La Réforme appela aussi de nouveau l’attention sur la Bible, qui était négligée depuis fort longtemps. Cet admirable monument des temps antiques avait été enveloppe de tant de voiles, altéré par tant de fausses interprétations et surchargé de tant de commentaires qu’il en était devenu absolument méconnaissable. Comme on avait essayé de trouver toutes les idées, toutes les conceptions et tous les systèmes dans l’Écriture sainte, on n’en comprenait plus le vrai sens. Les laïques chrétiens ne connaissaient plus la Bible, parce que la papauté, défiante, en avait interdit la traduction en langue vulgaire, et les ecclésiastiques ne la connaissaient que fort mal par la Vulgate latine, qui fausse fréquemment le sens du texte.

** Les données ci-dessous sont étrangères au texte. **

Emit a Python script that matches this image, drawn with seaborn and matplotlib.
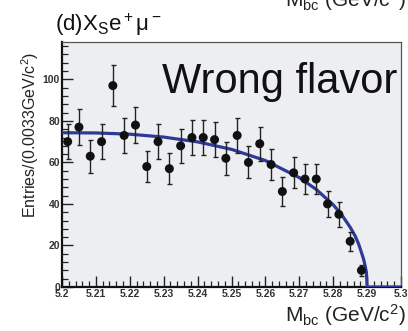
import numpy as np
import pandas as pd
import matplotlib
matplotlib.use("Agg")
import matplotlib.pyplot as plt
import seaborn as sns
from matplotlib.ticker import MultipleLocator, FixedLocator

# ---- data ----
mbc_centers = [5.20167, 5.20500, 5.20833, 5.21167, 5.21500, 5.21833, 5.22167,
               5.22500, 5.22833, 5.23167, 5.23500, 5.23833, 5.24167, 5.24500,
               5.24833, 5.25167, 5.25500, 5.25833, 5.26167, 5.26500, 5.26833,
               5.27167, 5.27500, 5.27833, 5.28167, 5.28500, 5.28833]
entries = [70, 77, 63, 70, 97, 73, 78, 58, 70, 57, 68, 72, 72, 71, 62, 73, 60,
           69, 59, 46, 55, 52, 52, 40, 35, 22, 8]
entry_err = [8.4, 8.8, 7.9, 8.4, 9.8, 8.5, 8.8, 7.6, 8.4, 7.5, 8.2, 8.5, 8.5,
             8.4, 7.9, 8.5, 7.7, 8.3, 7.7, 6.8, 7.4, 7.2, 7.2, 6.3, 5.9, 4.7, 2.8]

fit_x = [5.200, 5.210, 5.220, 5.230, 5.240, 5.250, 5.260, 5.270, 5.275, 5.280,
         5.2825, 5.285, 5.2865, 5.2875, 5.2885, 5.289, 5.2895, 5.2898, 5.290, 5.300]
fit_y = [74.3, 74.2, 73.6, 72.2, 69.9, 66.3, 60.9, 52.7, 47.0, 39.6,
         34.8, 28.8, 24.5, 20.7, 15.8, 13.2, 9.6, 7.0, 0.0, 0.0]

x_ticks = [5.20, 5.21, 5.22, 5.23, 5.24, 5.25, 5.26, 5.27, 5.28, 5.29, 5.30]
x_ticklabels = ["5.2", "5.21", "5.22", "5.23", "5.24", "5.25", "5.26", "5.27",
                "5.28", "5.29", "5.3"]
y_ticks = [0, 20, 40, 60, 80, 100]

df_pts = pd.DataFrame({"mbc": mbc_centers, "entries": entries, "err": entry_err})
df_fit = pd.DataFrame({"mbc": fit_x, "fit": fit_y})

# ---- style ----
sns.set_theme(style="ticks")
plt.rcParams["font.family"] = ["Liberation Sans", "DejaVu Sans"]
plt.rcParams["mathtext.fontset"] = "custom"
plt.rcParams["mathtext.rm"] = "Liberation Sans"
plt.rcParams["mathtext.it"] = "Liberation Sans:italic"
plt.rcParams["mathtext.bf"] = "Liberation Sans:bold"

W, H = 408, 331
fig = plt.figure(figsize=(W / 100, H / 100), dpi=100)
ax = fig.add_axes([62 / W, 1 - 287 / H, (401 - 62) / W, (287 - 42) / H])
ax.set_facecolor("#eceef1")

sns.lineplot(data=df_fit, x="mbc", y="fit", ax=ax, color="#2e3a98",
             linewidth=2.3, zorder=3)
ax.errorbar(df_pts["mbc"], df_pts["entries"], yerr=df_pts["err"], fmt="none",
            ecolor="#222222", elinewidth=1.0, capsize=1.8, capthick=1.0, zorder=4)
sns.scatterplot(data=df_pts, x="mbc", y="entries", ax=ax, color="#111111",
                s=42, edgecolor="none", zorder=5)

ax.set_xlim(5.2, 5.3)
ax.set_ylim(0, 118)
ax.set_xlabel("")
ax.set_ylabel("")

ax.xaxis.set_major_locator(FixedLocator(x_ticks))
ax.set_xticklabels(x_ticklabels)
ax.xaxis.set_minor_locator(MultipleLocator(0.002))
ax.yaxis.set_major_locator(FixedLocator(y_ticks))
ax.yaxis.set_minor_locator(MultipleLocator(4))

ax.tick_params(axis="both", which="major", direction="in", length=8, width=1.0,
               color="#222222", labelsize=7.5, labelcolor="#333333", pad=1.5)
ax.tick_params(axis="both", which="minor", direction="in", length=4, width=0.9,
               color="#222222")
for lab in ax.get_xticklabels() + ax.get_yticklabels():
    lab.set_fontweight("bold")

for side in ["left", "bottom"]:
    ax.spines[side].set_linewidth(1.6)
    ax.spines[side].set_color("#111111")
for side in ["top", "right"]:
    ax.spines[side].set_visible(True)
    ax.spines[side].set_linewidth(0.9)
    ax.spines[side].set_color("#555555")

# ---- text ----
fig.text(55 / W, 1 - 31 / H, "(d)X$_\\mathrm{S}$e$^+$μ$^-$", fontsize=16,
         ha="left", va="baseline", color="#111111")
fig.text(162 / W, 1 - 93 / H, "Wrong flavor", fontsize=30, ha="left",
         va="baseline", color="#111111")
fig.text(30 / W, 1 - 52 / H, "Entries/(0.0033GeV/c$^2$)", fontsize=11.5,
         rotation=90, ha="center", va="top", color="#222222")
fig.text(406 / W, 1 - 322 / H, "M$_\\mathrm{bc}$ (GeV/c$^2$)", fontsize=15,
         ha="right", va="baseline", color="#222222")
# clipped axis title of the panel above
fig.text(406 / W, 1 - 7 / H, "M$_\\mathrm{bc}$ (GeV/c$^2$)", fontsize=15,
         ha="right", va="baseline", color="#222222")

fig.savefig("out.png", dpi=100)
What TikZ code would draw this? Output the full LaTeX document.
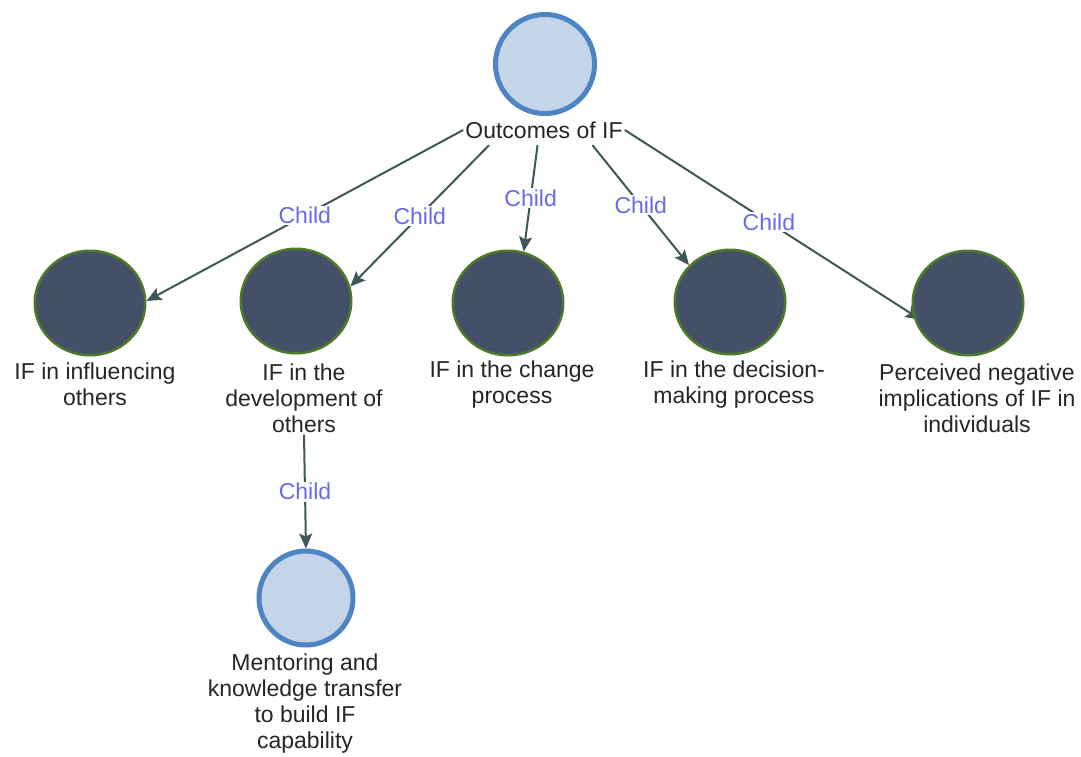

Ce fut donc un événement important quand Luther la traduisit, dans sa solitude de la Wartburg, en langue allemande. Pour beaucoup, c’était comme une nouvelle Révélation, qui illuminait leur esprit d’une clarté radieuse. Les catholiques eux-mêmes furent obligés de violer la prescription des papes et de donner des versions de la Bible en langue vulgaire. Aussi fut-elle traduite successivement dans presque toutes les langues européennes. Chez les Juifs aussi, on sentait la nécessité de faire connaître la Bible au peuple. Elia Lévita la traduisit en allemand à Constance, quand il retourna d’Isny à Venise, et un Marrane de Ferrare, Duarte de Pinel, dont le nom juif était Abraham Usque, en donna une version espagnole. Entraîné par le courant, Daniel Bomberg n’hésita pas à entreprendre la tâche considérable d’imprimer l’Ancien Testament avec les commentaires de Raschi, d’Ibn Ezra, de Kimhi, de Gersonide et d’autres savants. Cette Bible rabbinique eut un tel succès qu’il fallut, depuis, en donner sans cesse de nouvelles éditions.